Tuesday 25 April 2023

Elysion - Bring Out Your Dead (2023)

Country: Greece
Style: Gothic Metal
Rating: 6/10
Release Date: 17 Mar 2023
Sites: Facebook | Instagram | Official Website | Wikipedia | YouTube

Elysion are new to me but they've been around for a long time, even though this is only their third album, arriving almost a decade after its predecessor, Someplace Later in 2014. They're prominent enough to have a Wikipedia page, but there's not much there. They're from Athens, built around a couple of guitarists, and they've held a pretty stable line-up since their formation in 2006. The only change since their early days is Andreas Roufagalas stepping on bass last year to replace founder member Antonios Bofilakis.

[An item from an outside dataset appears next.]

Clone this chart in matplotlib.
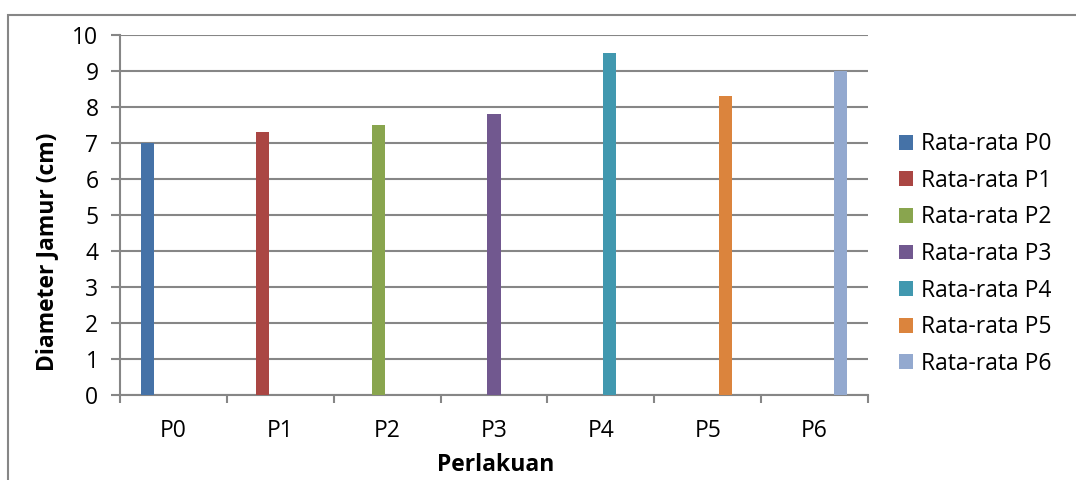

They play gothic metal, but with a very commercial, alt rock edge. This isn't old school gothic metal drenched in velvet and mahogany and with either a deep and resonant male voice or a beauty and the beast contrast. There's little here that's reminiscent of Tristania or Lacrimas Profundere. It's radio friendly gothic metal, like Evanescence but heavier, so maybe more like modern Lacuna Coil. It's built out of simple but effective crunchy riffs and led by a clean and powerful female voice that knows exactly how to turn on the emphasis. It's telling that this seems to be metal over rock, but I do not see a page for the band at Metal Archives.

Blink of an Eye is a strong opener that never lets up. Crossing Over adds more commercial sheen. Raid the Universe adds samples and more electronica. Those three, between them, provide the band's sound in a nutshell and all three of them sound good. This is a very easy album to listen to, as if an initial listen is actually a tenth or twentieth time through. I'm sure that's very deliberate through careful songwriting, because the music behind Christiana Hatzimihali's voice is thoroughly simple, designed to underpin her rather than to show off. Sure, Nikos Despotopoulos manages to carve a little space out of songs for decent guitar solos, but then it's swiftly back to the vocals.

Frankly, this lives or dies on those vocals and what balance Hatzimihali can find between melody and power. The verses are all melody and they build to the title or the chorus or whatever's there to stand out just a bit more than the verses, with Hatzimihali turning on that emphasis for effect too. As long as she does that, and she manages it consistently across the album, then this is good stuff and a whole slew of these ten tracks ought to find themselves friendly to radio stations.

The question you need to ask yourselves, if you're into gothic metal of any description, is whether that's enough for you and that's because there's not a lot more here. Blink of an Eye does tease a little, with a decent guitar solo and a teasing operatic voice soaring behind whispers at one point. I like the keyboard work that's mostly confined in the background to Crossing Over. Those are the first two tracks here, so it's all promising for a while, but there's not much else added after that, so, if you're looking for more than crunchy guitars and powerful female vocals, the songs will blur together somewhat. Was that a sample during This Time? I probably dreamed it.

And that puts this album in an odd place. Because it's so consistent in approach, these songs serve as variations on a simple theme and that means that, after a couple of times through, there was a lack of anything to keep me paying attention and it all faded into the background, maybe a guitar solo or vocal line pulling back here and there. However, the songs, as simple as they are, never got old, so that, even when this became background ambience, I was still listening on some level and it entertained me.

I ended up thinking of it like a dentist's surgery. You know when you're lying there, waiting for the numbing agent to work and all you can do is listen to the radio station to which they're tuned. If it's a good one, then you feel OK because whatever pain you're in will soon be gone and you can listen to good music until then. If it's a bad one, then you feel uncomfortable, as if you're being confined against your will and you're already failing to manage the ordeal even before the dentist arrives. This album would serve as a good radio station for my next visit.